(INSTRUCTION)
The listing below should be written out exactly; please include all of it.

++++ RECORDED DATA ++++

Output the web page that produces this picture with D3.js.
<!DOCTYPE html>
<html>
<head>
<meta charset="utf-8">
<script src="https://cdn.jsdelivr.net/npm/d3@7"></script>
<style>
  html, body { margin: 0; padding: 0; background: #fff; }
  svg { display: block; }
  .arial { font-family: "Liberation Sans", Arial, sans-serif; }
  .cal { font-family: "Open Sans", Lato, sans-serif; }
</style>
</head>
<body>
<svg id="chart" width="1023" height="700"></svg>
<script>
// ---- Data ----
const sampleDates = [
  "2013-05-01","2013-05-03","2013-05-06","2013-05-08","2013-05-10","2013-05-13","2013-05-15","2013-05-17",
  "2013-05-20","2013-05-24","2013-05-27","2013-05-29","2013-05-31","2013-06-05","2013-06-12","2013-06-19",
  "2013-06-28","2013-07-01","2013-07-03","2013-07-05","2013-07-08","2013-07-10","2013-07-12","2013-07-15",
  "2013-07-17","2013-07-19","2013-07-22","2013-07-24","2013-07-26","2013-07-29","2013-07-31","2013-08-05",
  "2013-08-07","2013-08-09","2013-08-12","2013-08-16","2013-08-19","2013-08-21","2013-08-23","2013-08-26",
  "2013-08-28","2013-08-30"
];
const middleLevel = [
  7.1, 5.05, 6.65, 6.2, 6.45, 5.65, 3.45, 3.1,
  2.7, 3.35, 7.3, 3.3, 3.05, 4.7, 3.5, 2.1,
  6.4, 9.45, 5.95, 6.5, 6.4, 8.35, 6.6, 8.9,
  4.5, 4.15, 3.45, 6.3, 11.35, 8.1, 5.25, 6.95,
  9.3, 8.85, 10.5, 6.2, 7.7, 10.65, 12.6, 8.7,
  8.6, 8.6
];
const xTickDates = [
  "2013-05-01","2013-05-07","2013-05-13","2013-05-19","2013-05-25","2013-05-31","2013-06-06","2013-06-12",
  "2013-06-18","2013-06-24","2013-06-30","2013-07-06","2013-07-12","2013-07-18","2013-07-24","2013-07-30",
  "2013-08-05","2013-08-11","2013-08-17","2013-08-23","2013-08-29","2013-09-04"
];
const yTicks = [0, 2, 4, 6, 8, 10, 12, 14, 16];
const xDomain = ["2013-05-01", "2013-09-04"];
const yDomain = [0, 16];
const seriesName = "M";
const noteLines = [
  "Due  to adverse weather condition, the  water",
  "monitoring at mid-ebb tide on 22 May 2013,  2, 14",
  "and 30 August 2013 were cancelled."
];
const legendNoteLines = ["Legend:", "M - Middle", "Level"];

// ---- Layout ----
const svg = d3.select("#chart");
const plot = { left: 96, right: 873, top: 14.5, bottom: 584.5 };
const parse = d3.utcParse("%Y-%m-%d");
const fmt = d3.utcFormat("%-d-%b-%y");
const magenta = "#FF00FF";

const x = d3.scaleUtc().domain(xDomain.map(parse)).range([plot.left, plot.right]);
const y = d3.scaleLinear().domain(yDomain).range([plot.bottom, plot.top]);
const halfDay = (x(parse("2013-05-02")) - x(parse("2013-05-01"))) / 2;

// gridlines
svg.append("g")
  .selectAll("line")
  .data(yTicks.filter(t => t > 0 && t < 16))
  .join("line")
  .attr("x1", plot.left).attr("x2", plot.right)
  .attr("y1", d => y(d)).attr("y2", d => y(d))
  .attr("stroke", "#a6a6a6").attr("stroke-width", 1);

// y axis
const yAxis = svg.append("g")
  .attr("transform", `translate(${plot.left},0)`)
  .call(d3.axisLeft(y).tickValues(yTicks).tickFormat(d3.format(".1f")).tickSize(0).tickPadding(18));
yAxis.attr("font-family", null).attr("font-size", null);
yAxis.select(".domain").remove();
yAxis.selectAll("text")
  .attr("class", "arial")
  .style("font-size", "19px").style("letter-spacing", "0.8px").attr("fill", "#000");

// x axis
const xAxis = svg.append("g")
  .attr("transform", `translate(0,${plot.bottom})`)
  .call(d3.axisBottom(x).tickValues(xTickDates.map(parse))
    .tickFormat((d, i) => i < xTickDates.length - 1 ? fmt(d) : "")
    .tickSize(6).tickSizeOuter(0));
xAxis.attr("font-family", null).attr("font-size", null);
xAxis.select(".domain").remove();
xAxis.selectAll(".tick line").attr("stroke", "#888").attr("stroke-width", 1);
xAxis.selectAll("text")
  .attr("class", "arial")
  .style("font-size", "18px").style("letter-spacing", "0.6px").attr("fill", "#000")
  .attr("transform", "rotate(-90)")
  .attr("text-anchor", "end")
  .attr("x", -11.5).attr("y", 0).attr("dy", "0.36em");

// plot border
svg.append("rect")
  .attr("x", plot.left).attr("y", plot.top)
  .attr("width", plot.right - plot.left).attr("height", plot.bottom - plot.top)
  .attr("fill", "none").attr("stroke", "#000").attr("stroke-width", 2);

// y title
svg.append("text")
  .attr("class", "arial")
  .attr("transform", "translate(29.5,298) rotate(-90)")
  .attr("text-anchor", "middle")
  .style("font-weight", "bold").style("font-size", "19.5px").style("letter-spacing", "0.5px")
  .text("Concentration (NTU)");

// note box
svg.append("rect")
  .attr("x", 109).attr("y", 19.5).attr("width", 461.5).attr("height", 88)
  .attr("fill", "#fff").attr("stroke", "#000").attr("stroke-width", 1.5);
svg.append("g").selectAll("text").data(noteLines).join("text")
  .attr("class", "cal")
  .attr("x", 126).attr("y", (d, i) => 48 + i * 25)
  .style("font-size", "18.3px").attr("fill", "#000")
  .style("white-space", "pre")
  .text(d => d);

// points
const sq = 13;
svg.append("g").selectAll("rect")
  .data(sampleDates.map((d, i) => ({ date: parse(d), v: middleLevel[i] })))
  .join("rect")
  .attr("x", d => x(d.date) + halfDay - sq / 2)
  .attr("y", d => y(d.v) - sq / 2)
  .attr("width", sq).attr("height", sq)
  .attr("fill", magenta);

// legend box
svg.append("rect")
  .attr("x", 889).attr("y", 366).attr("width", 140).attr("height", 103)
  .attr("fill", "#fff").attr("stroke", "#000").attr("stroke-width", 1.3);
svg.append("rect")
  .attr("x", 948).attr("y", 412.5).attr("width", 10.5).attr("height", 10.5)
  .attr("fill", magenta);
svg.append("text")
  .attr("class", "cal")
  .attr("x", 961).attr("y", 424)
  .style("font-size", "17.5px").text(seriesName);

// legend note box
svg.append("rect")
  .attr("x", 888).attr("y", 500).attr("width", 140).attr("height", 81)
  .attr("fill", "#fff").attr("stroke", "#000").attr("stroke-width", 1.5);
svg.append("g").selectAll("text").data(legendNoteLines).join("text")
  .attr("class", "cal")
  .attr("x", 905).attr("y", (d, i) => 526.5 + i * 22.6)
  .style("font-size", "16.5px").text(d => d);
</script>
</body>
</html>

++++

(SOLUTION TO THIS EXERCISE)
Output the web page that produces this picture with D3.js.
<!DOCTYPE html>
<html>
<head>
<meta charset="utf-8">
<script src="https://cdn.jsdelivr.net/npm/d3@7"></script>
<style>
  html, body { margin: 0; padding: 0; background: #fff; }
  svg { display: block; }
  .arial { font-family: "Liberation Sans", Arial, sans-serif; }
  .cal { font-family: "Open Sans", Lato, sans-serif; }
</style>
</head>
<body>
<svg id="chart" width="1023" height="700"></svg>
<script>
// ---- Data ----
const sampleDates = [
  "2013-05-01","2013-05-03","2013-05-06","2013-05-08","2013-05-10","2013-05-13","2013-05-15","2013-05-17",
  "2013-05-20","2013-05-24","2013-05-27","2013-05-29","2013-05-31","2013-06-05","2013-06-12","2013-06-19",
  "2013-06-28","2013-07-01","2013-07-03","2013-07-05","2013-07-08","2013-07-10","2013-07-12","2013-07-15",
  "2013-07-17","2013-07-19","2013-07-22","2013-07-24","2013-07-26","2013-07-29","2013-07-31","2013-08-05",
  "2013-08-07","2013-08-09","2013-08-12","2013-08-16","2013-08-19","2013-08-21","2013-08-23","2013-08-26",
  "2013-08-28","2013-08-30"
];
const middleLevel = [
  7.1, 5.05, 6.65, 6.2, 6.45, 5.65, 3.45, 3.1,
  2.7, 3.35, 7.3, 3.3, 3.05, 4.7, 3.5, 2.1,
  6.4, 9.45, 5.95, 6.5, 6.4, 8.35, 6.6, 8.9,
  4.5, 4.15, 3.45, 6.3, 11.35, 8.1, 5.25, 6.95,
  9.3, 8.85, 10.5, 6.2, 7.7, 10.65, 12.6, 8.7,
  8.6, 8.6
];
const xTickDates = [
  "2013-05-01","2013-05-07","2013-05-13","2013-05-19","2013-05-25","2013-05-31","2013-06-06","2013-06-12",
  "2013-06-18","2013-06-24","2013-06-30","2013-07-06","2013-07-12","2013-07-18","2013-07-24","2013-07-30",
  "2013-08-05","2013-08-11","2013-08-17","2013-08-23","2013-08-29","2013-09-04"
];
const yTicks = [0, 2, 4, 6, 8, 10, 12, 14, 16];
const xDomain = ["2013-05-01", "2013-09-04"];
const yDomain = [0, 16];
const seriesName = "M";
const noteLines = [
  "Due  to adverse weather condition, the  water",
  "monitoring at mid-ebb tide on 22 May 2013,  2, 14",
  "and 30 August 2013 were cancelled."
];
const legendNoteLines = ["Legend:", "M - Middle", "Level"];

// ---- Layout ----
const svg = d3.select("#chart");
const plot = { left: 96, right: 873, top: 14.5, bottom: 584.5 };
const parse = d3.utcParse("%Y-%m-%d");
const fmt = d3.utcFormat("%-d-%b-%y");
const magenta = "#FF00FF";

const x = d3.scaleUtc().domain(xDomain.map(parse)).range([plot.left, plot.right]);
const y = d3.scaleLinear().domain(yDomain).range([plot.bottom, plot.top]);
const halfDay = (x(parse("2013-05-02")) - x(parse("2013-05-01"))) / 2;

// gridlines
svg.append("g")
  .selectAll("line")
  .data(yTicks.filter(t => t > 0 && t < 16))
  .join("line")
  .attr("x1", plot.left).attr("x2", plot.right)
  .attr("y1", d => y(d)).attr("y2", d => y(d))
  .attr("stroke", "#a6a6a6").attr("stroke-width", 1);

// y axis
const yAxis = svg.append("g")
  .attr("transform", `translate(${plot.left},0)`)
  .call(d3.axisLeft(y).tickValues(yTicks).tickFormat(d3.format(".1f")).tickSize(0).tickPadding(18));
yAxis.attr("font-family", null).attr("font-size", null);
yAxis.select(".domain").remove();
yAxis.selectAll("text")
  .attr("class", "arial")
  .style("font-size", "19px").style("letter-spacing", "0.8px").attr("fill", "#000");

// x axis
const xAxis = svg.append("g")
  .attr("transform", `translate(0,${plot.bottom})`)
  .call(d3.axisBottom(x).tickValues(xTickDates.map(parse))
    .tickFormat((d, i) => i < xTickDates.length - 1 ? fmt(d) : "")
    .tickSize(6).tickSizeOuter(0));
xAxis.attr("font-family", null).attr("font-size", null);
xAxis.select(".domain").remove();
xAxis.selectAll(".tick line").attr("stroke", "#888").attr("stroke-width", 1);
xAxis.selectAll("text")
  .attr("class", "arial")
  .style("font-size", "18px").style("letter-spacing", "0.6px").attr("fill", "#000")
  .attr("transform", "rotate(-90)")
  .attr("text-anchor", "end")
  .attr("x", -11.5).attr("y", 0).attr("dy", "0.36em");

// plot border
svg.append("rect")
  .attr("x", plot.left).attr("y", plot.top)
  .attr("width", plot.right - plot.left).attr("height", plot.bottom - plot.top)
  .attr("fill", "none").attr("stroke", "#000").attr("stroke-width", 2);

// y title
svg.append("text")
  .attr("class", "arial")
  .attr("transform", "translate(29.5,298) rotate(-90)")
  .attr("text-anchor", "middle")
  .style("font-weight", "bold").style("font-size", "19.5px").style("letter-spacing", "0.5px")
  .text("Concentration (NTU)");

// note box
svg.append("rect")
  .attr("x", 109).attr("y", 19.5).attr("width", 461.5).attr("height", 88)
  .attr("fill", "#fff").attr("stroke", "#000").attr("stroke-width", 1.5);
svg.append("g").selectAll("text").data(noteLines).join("text")
  .attr("class", "cal")
  .attr("x", 126).attr("y", (d, i) => 48 + i * 25)
  .style("font-size", "18.3px").attr("fill", "#000")
  .style("white-space", "pre")
  .text(d => d);

// points
const sq = 13;
svg.append("g").selectAll("rect")
  .data(sampleDates.map((d, i) => ({ date: parse(d), v: middleLevel[i] })))
  .join("rect")
  .attr("x", d => x(d.date) + halfDay - sq / 2)
  .attr("y", d => y(d.v) - sq / 2)
  .attr("width", sq).attr("height", sq)
  .attr("fill", magenta);

// legend box
svg.append("rect")
  .attr("x", 889).attr("y", 366).attr("width", 140).attr("height", 103)
  .attr("fill", "#fff").attr("stroke", "#000").attr("stroke-width", 1.3);
svg.append("rect")
  .attr("x", 948).attr("y", 412.5).attr("width", 10.5).attr("height", 10.5)
  .attr("fill", magenta);
svg.append("text")
  .attr("class", "cal")
  .attr("x", 961).attr("y", 424)
  .style("font-size", "17.5px").text(seriesName);

// legend note box
svg.append("rect")
  .attr("x", 888).attr("y", 500).attr("width", 140).attr("height", 81)
  .attr("fill", "#fff").attr("stroke", "#000").attr("stroke-width", 1.5);
svg.append("g").selectAll("text").data(legendNoteLines).join("text")
  .attr("class", "cal")
  .attr("x", 905).attr("y", (d, i) => 526.5 + i * 22.6)
  .style("font-size", "16.5px").text(d => d);
</script>
</body>
</html>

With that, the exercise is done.